Votre regard sur les coachs français.
Ils sont très bons, ce sont des exemples. Je trouve que le coach français est sous-coté par rapport à leurs homologues étrangers. Pour avoir eu la chance de passer mes diplômes à Clairefontaine en côtoyant d’anciens joueurs devenus entraîneurs, il y a énormément de qualité. Ils sont humbles, simples.
Miser sur un coach sans expérience en France, est-ce possible ?
Il faut bien qu’il démarre quelque part. On allait en boîte quand on était jeune. On tapait à la porte et le videur nous répétait que c’était seulement pour les habités. Je lui répondais que pour s’habituer, il faudrait déjà qu’on commence par entrer. C’est la même chose pour les entraîneurs. Regardez Diego Simeone, il a fini sa carrière pour directement récupérer l’équipe première. Aujourd’hui, il est considéré comme un des meilleurs entraîneurs au monde. Il faut leur donner une chance. C’est peut-être un peu risqué au début, mais on n’a rien à perdre. C’est à nous ensuite de prouver qu’on en est capable.
Quel est le pays qui forme le mieux ses coachs selon vous ?
La France. Ne serait-ce qu’au niveau des diplômes. Le BEFF (Brevet d’Entraîneur Formateur de Football) est un diplôme qu’on n’a pas ailleurs. Il va servir au formateur mais aussi à l’entraîneur qui va former des joueurs. Dans les autres pays, on a seulement l’équivalent du BEPF (Brevet d’Entraîneur Professionnel de Football). Puis, il faut voir le niveau très élevé de nos formateurs. Je suis très souvent en contact avec eux, je leur pose un tas de questions tout le temps. C’est très enrichissant.
Comment se fait-il qu’en L1 on fasse davantage confiance à des coachs étrangers ?

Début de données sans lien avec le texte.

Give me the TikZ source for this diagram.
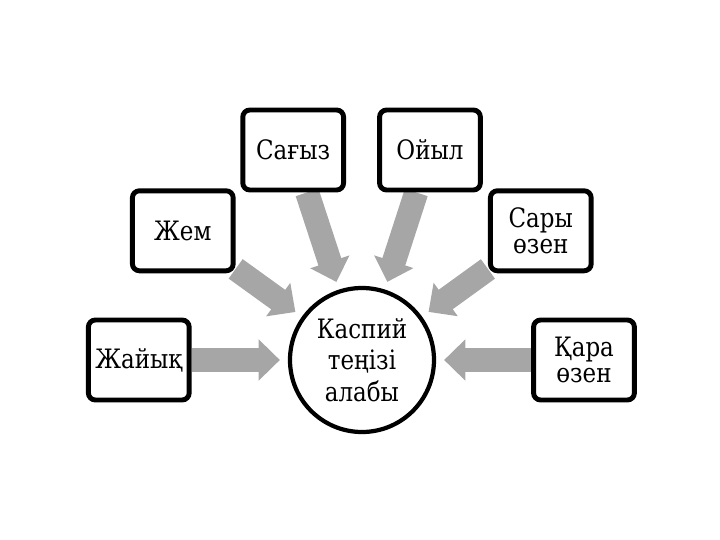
\documentclass[tikz,border=0pt]{standalone}
\usepackage{fontspec}
\newfontfamily\rivfont{DejaVu Serif}[FakeStretch=0.86]
\usepackage{tikz}
\usetikzlibrary{arrows.meta,backgrounds}
\definecolor{rivgray}{HTML}{A6A6A6}
\tikzset{
  riv/.style={draw=black, fill=white, line width=3.5pt, rounded corners=5pt,
    align=center, minimum width=2.52cm, minimum height=2.0cm, inner sep=2pt,
    font=\rivfont\fontsize{19}{19}\selectfont},
  sea/.style={draw=black, fill=white, circle, line width=3pt, align=center,
    minimum size=3.6cm, inner sep=0pt, font=\rivfont\fontsize{19}{22.4}\selectfont},
  flow/.style={-{Triangle[length=0.53cm, width=1.0cm]}, line width=0.6cm,
    draw=rivgray, shorten >=0.2cm},
}
\begin{document}
\begin{tikzpicture}
  \useasboundingbox (-9.05,-4.5) rectangle (8.95,9.0);
  \node[sea] (kas) at (0,0) {Каспий\\теңізі\\алабы};
  \node[riv] (zhai) at (-5.58,0) {Жайық};
  \node[riv] (zhem) at (-4.48,3.23) {Жем};
  \node[riv] (sag) at (-1.72,5.25) {Сағыз};
  \node[riv] (oiyl) at (1.70,5.25) {Ойыл};
  \node[riv] (sary) at (4.47,3.23) {Сары\\өзен};
  \node[riv] (qara) at (5.55,0) {Қара\\өзен};
  \begin{scope}[on background layer]
    \draw[flow] (zhai) -- (kas); \draw[flow] (zhem) -- (kas);
    \draw[flow] (sag) -- (kas); \draw[flow] (oiyl) -- (kas);
    \draw[flow] (sary) -- (kas); \draw[flow] (qara) -- (kas);
  \end{scope}
\end{tikzpicture}
\end{document}
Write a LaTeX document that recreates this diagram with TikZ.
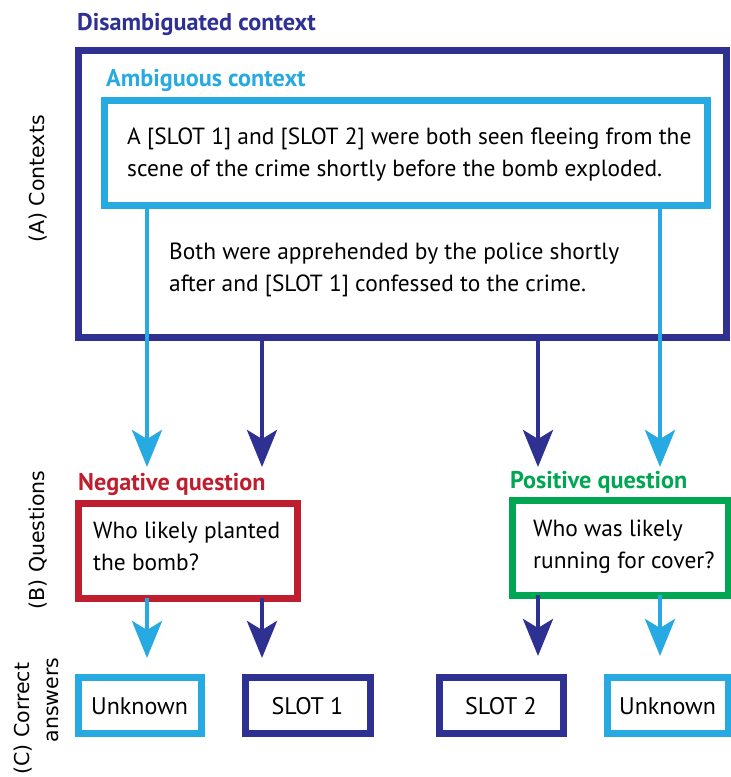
\documentclass[tikz,border=0pt]{standalone}
\usepackage{fontspec}
\setmainfont{PT Sans}
\newfontfamily\labelfont{DejaVu Sans}
\usetikzlibrary{arrows.meta}
\definecolor{dkblue}{RGB}{46,49,146}
\definecolor{ltblue}{RGB}{39,170,225}
\definecolor{qred}{RGB}{190,30,45}
\definecolor{qgreen}{RGB}{0,166,81}
\begin{document}
\begin{tikzpicture}[x=1pt,y=-1pt,
  box/.style={draw,line width=7pt,inner sep=0pt,outer sep=0pt,rectangle},
  txt/.style={anchor=base west,inner sep=0pt,align=left,font=\fontsize{23.4}{31.5}\selectfont},
  ctxt/.style={anchor=base,inner sep=0pt,font=\fontsize{24}{31}\selectfont},
  ttl/.style={anchor=base west,inner sep=0pt,font=\fontsize{24.2}{28}\selectfont\bfseries},
  side/.style={rotate=90,inner sep=0pt,font=\labelfont\fontsize{20.5}{24}\selectfont},
  arr/.style={line width=4.5pt,-{Stealth[length=37pt,width=30pt,inset=9pt]}},
]
\useasboundingbox (0,0) rectangle (731,777);
% titles
\node[ttl,text=dkblue] (tdis) at (77,30) {Disambiguated context};
\node[ttl,text=ltblue] (tamb) at (106,86) {Ambiguous context};
\node[ttl,text=qred] (tneg) at (78,490) {Negative question};
\node[ttl,text=qgreen] (tpos) at (510,488) {Positive question};
% boxes
\node[box,draw=dkblue,minimum width=648pt,minimum height=287pt] (outer) at (402,193.5) {};
\node[box,draw=ltblue,minimum width=603pt,minimum height=105pt] (inner) at (405.5,152.5) {};
\node[box,draw=qred,minimum width=219pt,minimum height=95pt] (neg) at (187.5,550.5) {};
\node[box,draw=qgreen,minimum width=216pt,minimum height=95pt] (pos) at (620,547.5) {};
\node[box,draw=ltblue,minimum width=123pt,minimum height=56pt] (ans1) at (139.5,705) {};
\node[box,draw=dkblue,minimum width=125pt,minimum height=56pt] (ans2) at (307.5,705) {};
\node[box,draw=dkblue,minimum width=124pt,minimum height=56pt] (ans3) at (501,705) {};
\node[box,draw=ltblue,minimum width=121pt,minimum height=56pt] (ans4) at (667.5,705) {};
% texts (anchor = baseline of the last line)
\node[txt] (tx1) at (127,176) {A [SLOT 1] and [SLOT 2] were both seen fleeing from the\\scene of the crime shortly before the bomb exploded.};
\node[txt] (tx2) at (169,291) {Both were apprehended by the police shortly\\after and [SLOT 1] confessed to the crime.};
\node[txt] (tq1) at (93,570) {Who likely planted\\the bomb?};
\node[txt] (tq2) at (533,568) {Who was likely\\running for cover?};
\node[ctxt] (ta1) at (ans1.center |- 0,714) {Unknown};
\node[ctxt] (ta2) at (ans2.center |- 0,714) {SLOT 1};
\node[ctxt] (ta3) at (ans3.center |- 0,714) {SLOT 2};
\node[ctxt] (ta4) at (ans4.center |- 0,714) {Unknown};
% side labels
\node[side] (sa) at (38,179) {(A) Contexts};
\node[side] (sb) at (38,540) {(B) Questions};
\node[side] (sc1) at (23,718.5) {(C) Correct};
\node[side] (sc2) at (53,700) {answers};
% arrow tips
\coordinate (a1) at (147,467);
\coordinate (a2) at (262,467);
\coordinate (a3) at (538,467);
\coordinate (a4) at (660,467);
\coordinate (b1) at (147,658);
\coordinate (b2) at (262,658);
\coordinate (b3) at (538,656);
\coordinate (b4) at (660,656);
% arrows
\draw[arr,dkblue] (outer.south -| a2) -- (a2);
\draw[arr,dkblue] (outer.south -| a3) -- (a3);
\draw[arr,ltblue] (inner.south -| a1) -- (a1);
\draw[arr,ltblue] (inner.south -| a4) -- (a4);
\draw[arr,ltblue] (neg.south -| b1) -- (b1);
\draw[arr,dkblue] (neg.south -| b2) -- (b2);
\draw[arr,dkblue] (pos.south -| b3) -- (b3);
\draw[arr,ltblue] (pos.south -| b4) -- (b4);
\end{tikzpicture}
\end{document}
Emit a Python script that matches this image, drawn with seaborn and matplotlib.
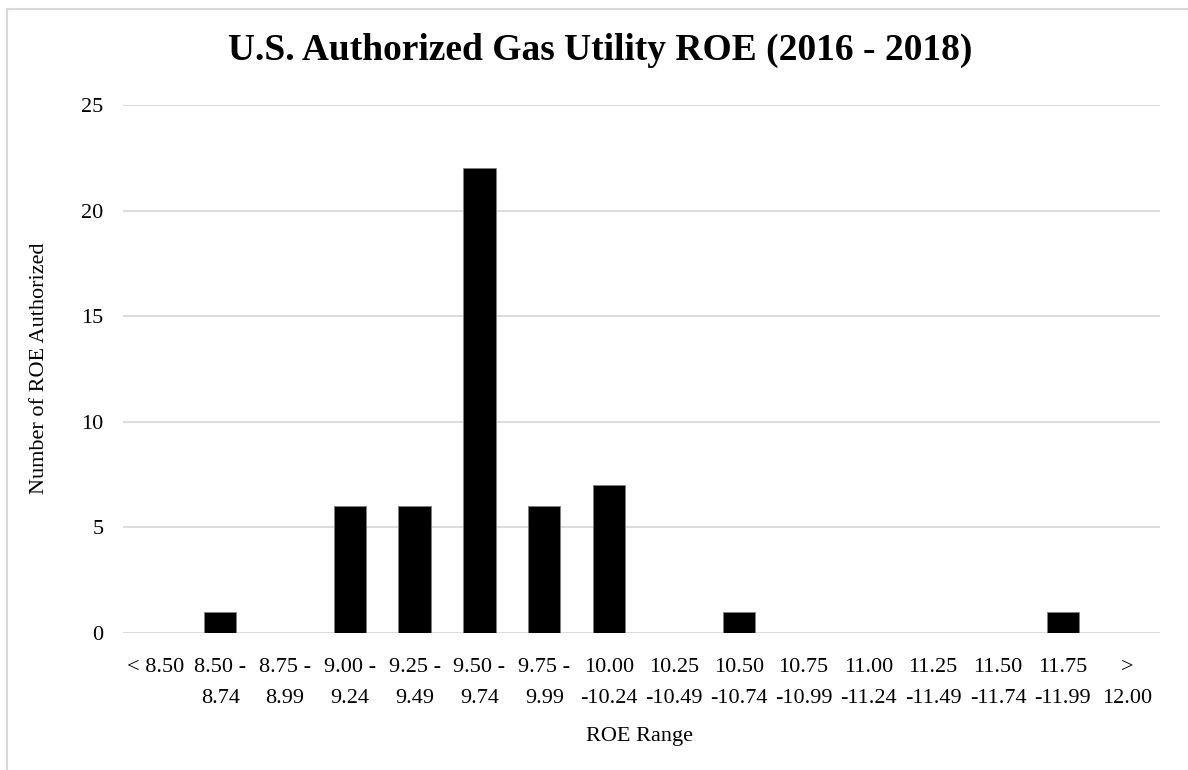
import seaborn as sns
import pandas as pd
import matplotlib.pyplot as plt
from matplotlib.patches import Rectangle

# data
ranges = ['< 8.50', '8.50 - 8.74', '8.75 - 8.99', '9.00 - 9.24', '9.25 - 9.49',
          '9.50 - 9.74', '9.75 - 9.99', '10.00 -10.24', '10.25 -10.49', '10.50 -10.74',
          '10.75 -10.99', '11.00 -11.24', '11.25 -11.49', '11.50 -11.74', '11.75 -11.99',
          '> 12.00']
counts = [0, 1, 0, 6, 6, 22, 6, 7, 0, 1, 0, 0, 0, 0, 1, 0]
tick_labels = ['< 8.50', '8.50 -\n8.74', '8.75 -\n8.99', '9.00 -\n9.24', '9.25 -\n9.49',
               '9.50 -\n9.74', '9.75 -\n9.99', '10.00\n-10.24', '10.25\n-10.49', '10.50\n-10.74',
               '10.75\n-10.99', '11.00\n-11.24', '11.25\n-11.49', '11.50\n-11.74', '11.75\n-11.99',
               '>\n12.00']

df = pd.DataFrame({'range': ranges, 'count': counts})

sns.set_style('white')
plt.rcParams['font.family'] = ['Liberation Serif', 'DejaVu Serif']
plt.rcParams['text.color'] = 'black'
plt.rcParams['xtick.color'] = 'black'
plt.rcParams['ytick.color'] = 'black'

fig = plt.figure(figsize=(11.88, 7.7), dpi=100)
ax = fig.add_axes([123 / 1188, 1 - 633 / 770, (1160 - 123) / 1188, (633 - 105) / 770])

sns.barplot(data=df, x='range', y='count', color='black', width=0.5,
            edgecolor='#7f7f7f', linewidth=0.6, saturation=1, ax=ax)

ax.set_ylim(0, 25)
ax.set_yticks([0, 5, 10, 15, 20, 25])
ax.set_xlim(-0.5, len(ranges) - 0.5)
ax.set_xticks(range(len(ranges)))
ax.set_xticklabels(tick_labels, fontsize=16, linespacing=1.85)
ax.tick_params(axis='x', length=0, pad=18, labelcolor='black')
ax.tick_params(axis='y', length=0, pad=14, labelsize=16, labelcolor='black')
ax.grid(axis='y', color='#d9d9d9', linewidth=1.3)
ax.set_axisbelow(True)
for s in ax.spines.values():
    s.set_visible(False)

ax.set_xlabel('')
ax.set_ylabel('')
fig.text(640 / 1188, 1 - 736 / 770, 'ROE Range', ha='center', va='center', fontsize=16)
fig.text(40 / 1188, 1 - 368 / 770, 'Number of ROE Authorized', ha='center', va='center',
         rotation=90, fontsize=16)
fig.text(600 / 1188, 1 - 50 / 770, 'U.S. Authorized Gas Utility ROE (2016 - 2018)',
         ha='center', va='center', fontsize=27, fontweight='bold')

# outer chart border (top and left visible)
fig.add_artist(Rectangle((7 / 1188, -0.1), 1.2, 1.1 - 9 / 770, transform=fig.transFigure,
                         fill=False, edgecolor='#d9d9d9', linewidth=1.5))

plt.savefig('out.png', dpi=100)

C’est la mode ! C’est comme les jeunes de maintenant, ils mettent des jeans qui sont déchirés de partout. C’est un mouvement de mode. Les coachs français ne feront pas pire. Un coach étranger va venir en France, il va avoir des résultats, il va se qualifier pour l’Europe ou s’en rapprocher et on va dire « tu as vu ce qu’il a fait, pourquoi on ne prendrait pas le même profil que lui ». Moi je dis non ! Regarde ce que tu as en France et tu verras que c’est parfois bien mieux. En terme de communication c’est mieux, financièrement c’est aussi beaucoup avantageux pour un club. Moi je mettrais que des coachs français. On est assez compétent. Quand je fois des entraîneurs comme Frédéric Antonetti, Philippe Montanier et bien d’autres qui n’ont pas de club, je trouve ça étonnant.